** START OF DATASET EXTRACT **

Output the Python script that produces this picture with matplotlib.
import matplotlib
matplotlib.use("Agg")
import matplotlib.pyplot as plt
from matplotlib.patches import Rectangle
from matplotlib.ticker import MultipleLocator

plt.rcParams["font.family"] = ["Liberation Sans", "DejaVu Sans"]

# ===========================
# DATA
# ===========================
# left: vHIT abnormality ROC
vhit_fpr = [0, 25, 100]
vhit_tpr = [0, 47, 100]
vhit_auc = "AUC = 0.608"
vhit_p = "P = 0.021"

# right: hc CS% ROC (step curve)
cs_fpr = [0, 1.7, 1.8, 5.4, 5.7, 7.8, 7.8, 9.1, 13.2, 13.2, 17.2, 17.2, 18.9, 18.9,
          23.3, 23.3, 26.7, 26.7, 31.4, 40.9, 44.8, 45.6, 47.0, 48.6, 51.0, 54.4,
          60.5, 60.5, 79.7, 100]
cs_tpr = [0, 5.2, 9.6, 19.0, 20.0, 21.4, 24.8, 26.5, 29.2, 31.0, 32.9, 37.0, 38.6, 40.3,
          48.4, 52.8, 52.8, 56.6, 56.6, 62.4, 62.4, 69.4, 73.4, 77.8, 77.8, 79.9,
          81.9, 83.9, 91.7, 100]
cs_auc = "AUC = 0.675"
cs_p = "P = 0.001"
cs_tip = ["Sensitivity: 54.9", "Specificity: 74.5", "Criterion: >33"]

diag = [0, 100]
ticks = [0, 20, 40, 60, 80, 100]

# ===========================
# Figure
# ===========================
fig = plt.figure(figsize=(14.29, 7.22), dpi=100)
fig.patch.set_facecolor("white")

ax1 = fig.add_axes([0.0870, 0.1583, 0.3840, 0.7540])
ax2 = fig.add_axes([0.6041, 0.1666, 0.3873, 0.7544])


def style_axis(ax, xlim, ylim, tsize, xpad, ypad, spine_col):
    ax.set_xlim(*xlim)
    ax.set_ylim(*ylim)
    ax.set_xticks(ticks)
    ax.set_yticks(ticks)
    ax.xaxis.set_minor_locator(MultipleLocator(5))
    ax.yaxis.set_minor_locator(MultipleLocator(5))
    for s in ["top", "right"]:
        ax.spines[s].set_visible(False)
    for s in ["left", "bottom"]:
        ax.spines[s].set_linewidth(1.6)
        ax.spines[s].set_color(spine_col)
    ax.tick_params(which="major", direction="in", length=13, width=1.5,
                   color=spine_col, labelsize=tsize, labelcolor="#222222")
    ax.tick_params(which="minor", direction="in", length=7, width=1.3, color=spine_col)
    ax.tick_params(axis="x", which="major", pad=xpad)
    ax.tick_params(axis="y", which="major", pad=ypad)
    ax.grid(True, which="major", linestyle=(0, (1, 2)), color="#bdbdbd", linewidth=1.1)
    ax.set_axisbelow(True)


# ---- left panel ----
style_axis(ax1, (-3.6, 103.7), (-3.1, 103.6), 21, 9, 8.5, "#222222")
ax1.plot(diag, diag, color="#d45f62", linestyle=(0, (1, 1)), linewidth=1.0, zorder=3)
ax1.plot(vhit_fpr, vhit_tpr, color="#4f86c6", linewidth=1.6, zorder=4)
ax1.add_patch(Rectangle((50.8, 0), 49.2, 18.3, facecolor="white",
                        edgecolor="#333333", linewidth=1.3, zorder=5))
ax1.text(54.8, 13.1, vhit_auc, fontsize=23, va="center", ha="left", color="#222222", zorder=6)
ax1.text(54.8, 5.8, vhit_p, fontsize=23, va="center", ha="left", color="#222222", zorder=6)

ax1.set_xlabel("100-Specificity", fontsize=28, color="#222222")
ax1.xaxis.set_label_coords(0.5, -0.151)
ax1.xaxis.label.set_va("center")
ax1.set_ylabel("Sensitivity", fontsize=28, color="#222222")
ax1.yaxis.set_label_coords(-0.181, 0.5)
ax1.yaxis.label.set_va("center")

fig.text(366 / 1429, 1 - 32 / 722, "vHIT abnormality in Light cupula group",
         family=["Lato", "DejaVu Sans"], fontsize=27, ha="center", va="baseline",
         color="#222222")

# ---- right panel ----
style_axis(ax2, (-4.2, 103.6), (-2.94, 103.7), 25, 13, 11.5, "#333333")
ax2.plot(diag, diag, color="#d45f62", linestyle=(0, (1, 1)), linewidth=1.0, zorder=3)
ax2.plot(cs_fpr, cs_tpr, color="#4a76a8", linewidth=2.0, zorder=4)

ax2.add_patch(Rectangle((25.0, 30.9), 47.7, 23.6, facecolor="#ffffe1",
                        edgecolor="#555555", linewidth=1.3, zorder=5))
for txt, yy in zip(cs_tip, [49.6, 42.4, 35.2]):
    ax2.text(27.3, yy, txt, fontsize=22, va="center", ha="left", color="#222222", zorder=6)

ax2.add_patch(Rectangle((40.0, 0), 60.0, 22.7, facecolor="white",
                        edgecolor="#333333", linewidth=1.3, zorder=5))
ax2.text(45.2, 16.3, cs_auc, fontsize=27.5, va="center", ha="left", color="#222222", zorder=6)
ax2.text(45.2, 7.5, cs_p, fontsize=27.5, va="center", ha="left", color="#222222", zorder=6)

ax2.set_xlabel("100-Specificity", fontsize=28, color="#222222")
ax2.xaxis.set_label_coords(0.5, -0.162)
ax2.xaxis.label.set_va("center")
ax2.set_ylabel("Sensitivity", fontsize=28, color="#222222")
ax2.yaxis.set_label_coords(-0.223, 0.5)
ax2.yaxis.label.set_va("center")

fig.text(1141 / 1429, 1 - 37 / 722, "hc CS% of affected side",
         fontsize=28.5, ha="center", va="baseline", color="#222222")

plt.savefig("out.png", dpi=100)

** END OF DATASET EXTRACT **

— YOUR OBJECTIVE —
Reproduce the material in full, with no word added or dropped.

— COMPLETE RESPONSE —
Output the Python script that produces this picture with matplotlib.
import matplotlib
matplotlib.use("Agg")
import matplotlib.pyplot as plt
from matplotlib.patches import Rectangle
from matplotlib.ticker import MultipleLocator

plt.rcParams["font.family"] = ["Liberation Sans", "DejaVu Sans"]

# ===========================
# DATA
# ===========================
# left: vHIT abnormality ROC
vhit_fpr = [0, 25, 100]
vhit_tpr = [0, 47, 100]
vhit_auc = "AUC = 0.608"
vhit_p = "P = 0.021"

# right: hc CS% ROC (step curve)
cs_fpr = [0, 1.7, 1.8, 5.4, 5.7, 7.8, 7.8, 9.1, 13.2, 13.2, 17.2, 17.2, 18.9, 18.9,
          23.3, 23.3, 26.7, 26.7, 31.4, 40.9, 44.8, 45.6, 47.0, 48.6, 51.0, 54.4,
          60.5, 60.5, 79.7, 100]
cs_tpr = [0, 5.2, 9.6, 19.0, 20.0, 21.4, 24.8, 26.5, 29.2, 31.0, 32.9, 37.0, 38.6, 40.3,
          48.4, 52.8, 52.8, 56.6, 56.6, 62.4, 62.4, 69.4, 73.4, 77.8, 77.8, 79.9,
          81.9, 83.9, 91.7, 100]
cs_auc = "AUC = 0.675"
cs_p = "P = 0.001"
cs_tip = ["Sensitivity: 54.9", "Specificity: 74.5", "Criterion: >33"]

diag = [0, 100]
ticks = [0, 20, 40, 60, 80, 100]

# ===========================
# Figure
# ===========================
fig = plt.figure(figsize=(14.29, 7.22), dpi=100)
fig.patch.set_facecolor("white")

ax1 = fig.add_axes([0.0870, 0.1583, 0.3840, 0.7540])
ax2 = fig.add_axes([0.6041, 0.1666, 0.3873, 0.7544])


def style_axis(ax, xlim, ylim, tsize, xpad, ypad, spine_col):
    ax.set_xlim(*xlim)
    ax.set_ylim(*ylim)
    ax.set_xticks(ticks)
    ax.set_yticks(ticks)
    ax.xaxis.set_minor_locator(MultipleLocator(5))
    ax.yaxis.set_minor_locator(MultipleLocator(5))
    for s in ["top", "right"]:
        ax.spines[s].set_visible(False)
    for s in ["left", "bottom"]:
        ax.spines[s].set_linewidth(1.6)
        ax.spines[s].set_color(spine_col)
    ax.tick_params(which="major", direction="in", length=13, width=1.5,
                   color=spine_col, labelsize=tsize, labelcolor="#222222")
    ax.tick_params(which="minor", direction="in", length=7, width=1.3, color=spine_col)
    ax.tick_params(axis="x", which="major", pad=xpad)
    ax.tick_params(axis="y", which="major", pad=ypad)
    ax.grid(True, which="major", linestyle=(0, (1, 2)), color="#bdbdbd", linewidth=1.1)
    ax.set_axisbelow(True)


# ---- left panel ----
style_axis(ax1, (-3.6, 103.7), (-3.1, 103.6), 21, 9, 8.5, "#222222")
ax1.plot(diag, diag, color="#d45f62", linestyle=(0, (1, 1)), linewidth=1.0, zorder=3)
ax1.plot(vhit_fpr, vhit_tpr, color="#4f86c6", linewidth=1.6, zorder=4)
ax1.add_patch(Rectangle((50.8, 0), 49.2, 18.3, facecolor="white",
                        edgecolor="#333333", linewidth=1.3, zorder=5))
ax1.text(54.8, 13.1, vhit_auc, fontsize=23, va="center", ha="left", color="#222222", zorder=6)
ax1.text(54.8, 5.8, vhit_p, fontsize=23, va="center", ha="left", color="#222222", zorder=6)

ax1.set_xlabel("100-Specificity", fontsize=28, color="#222222")
ax1.xaxis.set_label_coords(0.5, -0.151)
ax1.xaxis.label.set_va("center")
ax1.set_ylabel("Sensitivity", fontsize=28, color="#222222")
ax1.yaxis.set_label_coords(-0.181, 0.5)
ax1.yaxis.label.set_va("center")

fig.text(366 / 1429, 1 - 32 / 722, "vHIT abnormality in Light cupula group",
         family=["Lato", "DejaVu Sans"], fontsize=27, ha="center", va="baseline",
         color="#222222")

# ---- right panel ----
style_axis(ax2, (-4.2, 103.6), (-2.94, 103.7), 25, 13, 11.5, "#333333")
ax2.plot(diag, diag, color="#d45f62", linestyle=(0, (1, 1)), linewidth=1.0, zorder=3)
ax2.plot(cs_fpr, cs_tpr, color="#4a76a8", linewidth=2.0, zorder=4)

ax2.add_patch(Rectangle((25.0, 30.9), 47.7, 23.6, facecolor="#ffffe1",
                        edgecolor="#555555", linewidth=1.3, zorder=5))
for txt, yy in zip(cs_tip, [49.6, 42.4, 35.2]):
    ax2.text(27.3, yy, txt, fontsize=22, va="center", ha="left", color="#222222", zorder=6)

ax2.add_patch(Rectangle((40.0, 0), 60.0, 22.7, facecolor="white",
                        edgecolor="#333333", linewidth=1.3, zorder=5))
ax2.text(45.2, 16.3, cs_auc, fontsize=27.5, va="center", ha="left", color="#222222", zorder=6)
ax2.text(45.2, 7.5, cs_p, fontsize=27.5, va="center", ha="left", color="#222222", zorder=6)

ax2.set_xlabel("100-Specificity", fontsize=28, color="#222222")
ax2.xaxis.set_label_coords(0.5, -0.162)
ax2.xaxis.label.set_va("center")
ax2.set_ylabel("Sensitivity", fontsize=28, color="#222222")
ax2.yaxis.set_label_coords(-0.223, 0.5)
ax2.yaxis.label.set_va("center")

fig.text(1141 / 1429, 1 - 37 / 722, "hc CS% of affected side",
         fontsize=28.5, ha="center", va="baseline", color="#222222")

plt.savefig("out.png", dpi=100)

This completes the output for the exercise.